Welcome to the Museum Visit Planner (named since this is an MVP minimal viable product :) ). This application will let you plan a trip to a museum exhibition, including weather forecast information for the exhibition location.

Deployed frontend: link

Deployed backend API: link

Screenshot

This repo contains two projects:

  1. A serverless backend application, written in Python, that includes:

    1. An AWS Lambda to retrieve Exhbition data from the Harvard Art Museum API and store in DynamoDB.
    2. An AWS Lambda to retrieve weather data for each Exhbition venue from Open Meteo, and enrich the items in DynamoDB.
    3. An AWS Lambda running FastAPI to expose rest based API, via an AWS API Gateway.
  2. A frontend application, written using React + Vite template, that queries the Rest API backend.

Archictecture Diagram

Architecture Diagram

Technologies Used

  1. Backend: Cloud Native Services
    1. AWS Lambda
    2. AWS DynamoDB (via boto3 client)
    3. AWS Api Gateway
    4. AWS Secrets Manager
    5. AWS Event Bridge Rules
  2. Infrastructure as Code
    1. AWS CDK
  3. Frontend:
    1. React + Vite
    2. AWS Amplify for deployment and hosting

Developer Environment Setup

Prerequisites

  1. An AWS Account with credentials configured locally.
  2. aws cli installed locally link.
  3. Python installed locally (recommend using pyenv).
  4. Node v22 installed locally (recommend using nvm).
  5. CDK installed locally link.

Manual Steps in AWS console (could be automated with more time)

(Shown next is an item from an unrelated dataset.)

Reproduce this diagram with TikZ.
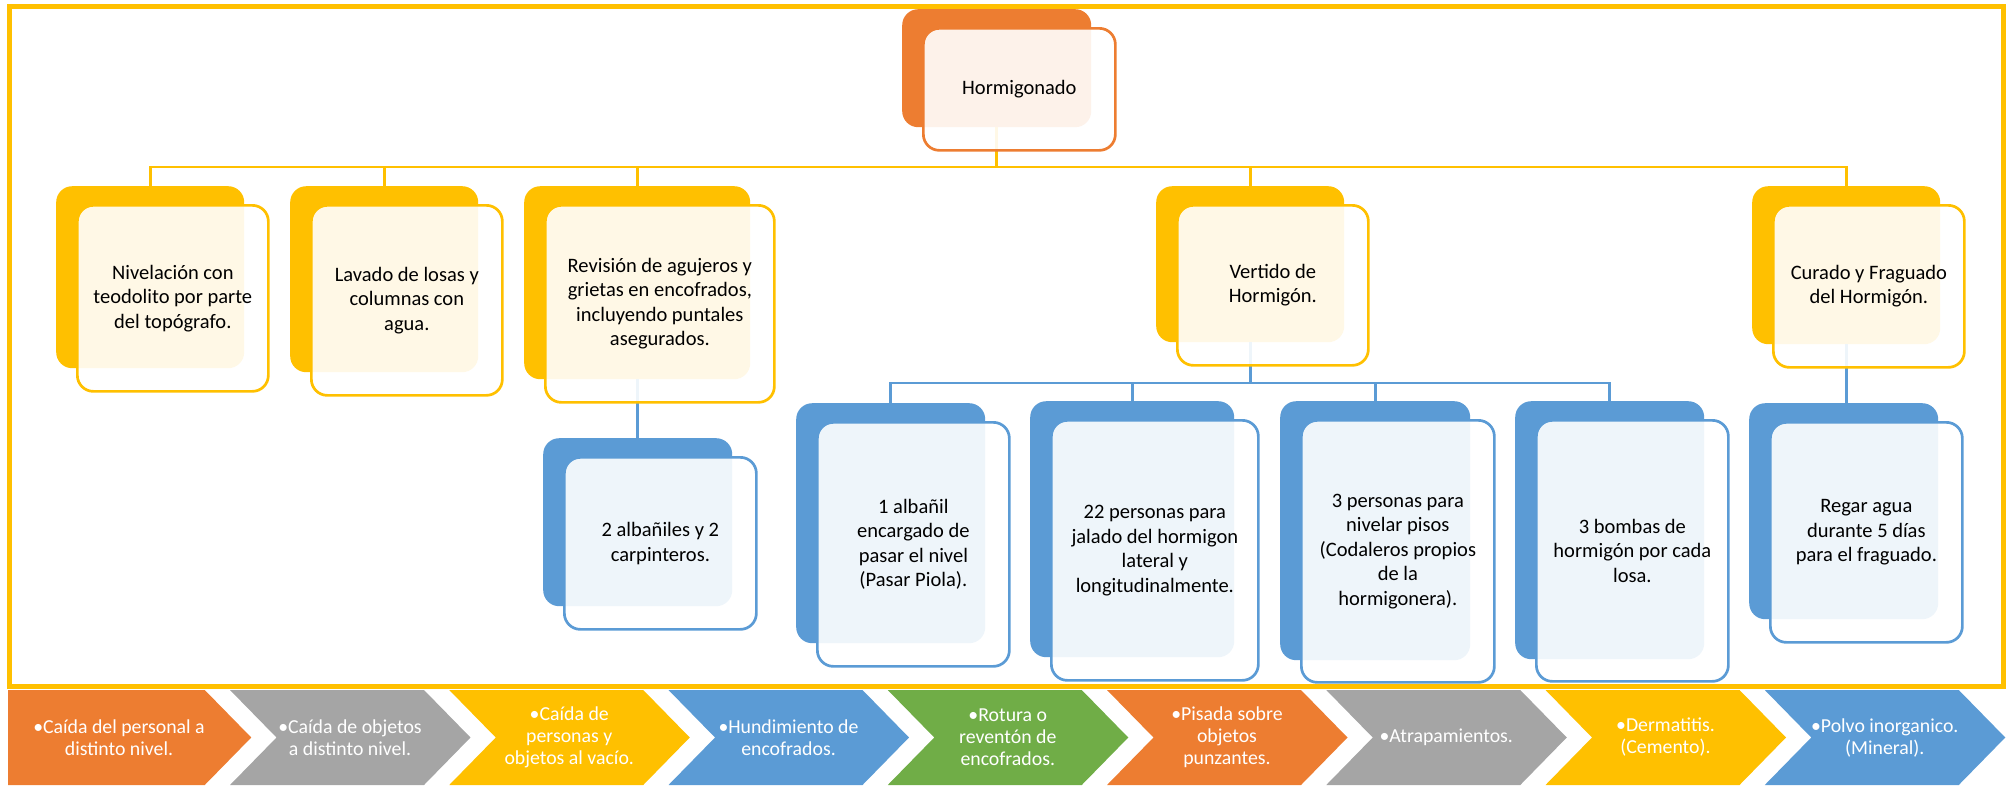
\documentclass[tikz,border=0pt]{standalone}
\usepackage{fontspec}
\setmainfont{Carlito}
\usetikzlibrary{calc}
\definecolor{cOrange}{HTML}{ED7D31}
\definecolor{cYellow}{HTML}{FFC000}
\definecolor{cBlue}{HTML}{5B9BD5}
\definecolor{cGrey}{HTML}{A5A5A5}
\definecolor{cGreen}{HTML}{70AD47}

\begin{document}
\begin{tikzpicture}[x=1pt,y=-1pt,
  backbox/.style={rectangle, rounded corners=16pt, inner sep=0pt, anchor=north west},
  frontbox/.style={rectangle, rounded corners=16pt, inner sep=0pt, anchor=north west,
    line width=2.7pt, fill=white, fill opacity=0.9, text opacity=1, align=center,
    text=black, font=\fontsize{20.5}{24.5}\selectfont},
  yline/.style={cYellow, line width=2.7pt},
  bline/.style={cBlue, line width=2.7pt},
  chevtext/.style={text=white, align=center, font=\fontsize{19.8}{22}\selectfont},
]
\useasboundingbox (0,0) rectangle (2013,785);

% outer frame
\draw[cYellow, line width=5pt] (9,6.5) rectangle (2003,686.5);

% solid back cards
\node[backbox, fill=cOrange, minimum width=189pt, minimum height=118pt] (bhor) at (902,9) {};
\node[backbox, fill=cYellow, minimum width=188pt, minimum height=182pt] (bniv) at (56,186) {};
\node[backbox, fill=cYellow, minimum width=188pt, minimum height=186pt] (blav) at (290,186) {};
\node[backbox, fill=cYellow, minimum width=226pt, minimum height=193pt] (brev) at (524,186) {};
\node[backbox, fill=cYellow, minimum width=188pt, minimum height=156pt] (bver) at (1156,186) {};
\node[backbox, fill=cYellow, minimum width=188pt, minimum height=158pt] (bcur) at (1752,186) {};
\node[backbox, fill=cBlue, minimum width=189pt, minimum height=168pt] (balb2) at (543,438) {};
\node[backbox, fill=cBlue, minimum width=189pt, minimum height=240pt] (balb1) at (796,403) {};
\node[backbox, fill=cBlue, minimum width=204pt, minimum height=256pt] (bp22) at (1030,401) {};
\node[backbox, fill=cBlue, minimum width=190pt, minimum height=259pt] (bp3) at (1280,401) {};
\node[backbox, fill=cBlue, minimum width=189pt, minimum height=258pt] (bbom) at (1515,401) {};
\node[backbox, fill=cBlue, minimum width=189pt, minimum height=216pt] (breg) at (1749,403) {};

% connectors
\coordinate (ybus) at (0,167);
\coordinate (bbus) at (0,383);
\foreach \c in {niv,lav,rev,ver,cur}
  \draw[yline] (bhor.south) |- (ybus -| b\c.north) -- (b\c.north);
\foreach \c in {alb1,p22,p3,bom}
  \draw[bline] (bver.south) |- (bbus -| b\c.north) -- (b\c.north);
\draw[bline] (brev.south) -- (brev.south |- balb2.north);
\draw[bline] (bcur.south) -- (bcur.south |- breg.north);

% translucent front cards with the texts
\node[frontbox, draw=cOrange, minimum width=192pt, minimum height=122pt] (hor) at (922,27) {Hormigonado};
\node[frontbox, draw=cYellow, minimum width=191pt, minimum height=186pt] (niv) at (76,204)
  {Nivelación con\\teodolito por parte\\del topógrafo.};
\node[frontbox, draw=cYellow, minimum width=191pt, minimum height=190pt] (lav) at (310,204)
  {Lavado de losas y\\columnas con\\agua.};
\node[frontbox, draw=cYellow, minimum width=229pt, minimum height=197pt] (rev) at (544,204)
  {Revisión de agujeros y\\grietas en encofrados,\\incluyendo puntales\\asegurados.};
\node[frontbox, draw=cYellow, minimum width=191pt, minimum height=160pt] (ver) at (1176,204)
  {Vertido de\\Hormigón.};
\node[frontbox, draw=cYellow, minimum width=191pt, minimum height=162pt] (cur) at (1772,204)
  {Curado y Fraguado\\del Hormigón.};
\node[frontbox, draw=cBlue, minimum width=192pt, minimum height=172pt] (alb2) at (563,456)
  {2 albañiles y 2\\carpinteros.};
\node[frontbox, draw=cBlue, minimum width=192pt, minimum height=244pt] (alb1) at (816,421)
  {1 albañil\\encargado de\\pasar el nivel\\(Pasar Piola).};
\node[frontbox, draw=cBlue, minimum width=207pt, minimum height=260pt] (p22) at (1050,419)
  {22 personas para\\jalado del hormigon\\lateral y\\longitudinalmente.};
\node[frontbox, draw=cBlue, minimum width=193pt, minimum height=262pt] (p3) at (1300,419)
  {3 personas para\\nivelar pisos\\(Codaleros propios\\de la\\hormigonera).};
\node[frontbox, draw=cBlue, minimum width=192pt, minimum height=261pt] (bom) at (1535,419)
  {3 bombas de\\hormigón por cada\\losa.};
\node[frontbox, draw=cBlue, minimum width=192pt, minimum height=220pt] (reg) at (1769,421)
  {Regar agua\\durante 5 días\\para el fraguado.};

% risk chevrons along the bottom
\fill[cOrange] (8,690) -- (204.75,690) -- (251.25,737.5) -- (204.75,785) -- (8,785) -- cycle;
\node[chevtext] (r0) at (119,737.5) {•Caída del personal a\\distinto nivel.};
\foreach \i/\col/\t in {
    1/cGrey/{•Caída de objetos\\a distinto nivel.},
    2/cYellow/{•Caída de\\personas y\\objetos al vacío.},
    3/cBlue/{•Hundimiento de\\encofrados.},
    4/cGreen/{•Rotura o\\reventón de\\encofrados.},
    5/cOrange/{•Pisada sobre\\objetos\\punzantes.},
    6/cGrey/{•Atrapamientos.},
    7/cYellow/{•Dermatitis.\\(Cemento).},
    8/cBlue/{•Polvo inorganico.\\(Mineral).}}{
  \pgfmathsetmacro\xl{10.75+219.25*\i}
  \fill[\col] (\xl,690) -- ++(194,0) -- ++(46.5,47.5) -- ++(-46.5,47.5)
    -- ++(-194,0) -- ++(46.5,-47.5) -- cycle;
  \node[chevtext] (r\i) at (\xl+120,737.5) {\t};
}
\end{tikzpicture}
\end{document}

  1. Create a Secret for the Harvard Art Museum API key to avoid committing it to GitHub.
  2. Set up AWS Amplify to deploy frontend app on push to main branch in GitHub repo. Follow the steps here
  3. Create an IAM User for credentials to use when pushing from CDK locally.

Quick Instructions

Backend

Build and deploy the backend using the Makefile commands, found in the backend directory.

Run the FastAPI locally

make run

Deploy to AWS using CDK

make full-clean-deploy

Clean up

make clean

Frontend

Run locally, in frontend directory:

npm run dev

Detailed instructions

Note: this instructions are for mac os local environment.

Pyenv Install

  brew update
  brew install pyenv

Configure pyenv for your choice of terminal e.g. for ksh

  echo 'export PYENV_ROOT="$HOME/.pyenv"' >> ~/.zshrc
  echo '[[ -d $PYENV_ROOT/bin ]] && export PATH="$PYENV_ROOT/bin:$PATH"' >> ~/.zshrc
  echo 'eval "$(pyenv init - zsh)"' >> ~/.zshrc

Use pyenv to download 3.12 version of Python.

pyenv install 3.12

Set this version of Python to be used:

pyenv local 3.12

Check that it's set

python --version

should output something like:

julianleonard@Julians-Laptop  museum-visit-planner % python --version
Python 3.12.8

To use CDK you will need to install Node. I recommend using nvm (https://github.com/nvm-sh/nvm) to install and manage your node version (similar to pyenv above). For this case study I am using node v.22.11.0.

CDK Install Instructions

Also, this readme assumes you have an AWS account and the aws cli installed already: https://docs.aws.amazon.com/cli/latest/userguide/getting-started-install.html

Install the CDK:

npm install -g aws-cdk

Check the version that is installed:

(myenv) julianleonard@Julians-Laptop  museum-visit-planner % cdk version
2.177.0 (build b396961)

Boostrap your CDK environment

If you working in an AWS environment which has not been bootstrapped for CDK, you'll need to run this command: cdk bootstrap aws://<aws-account-id>/<region> e.g.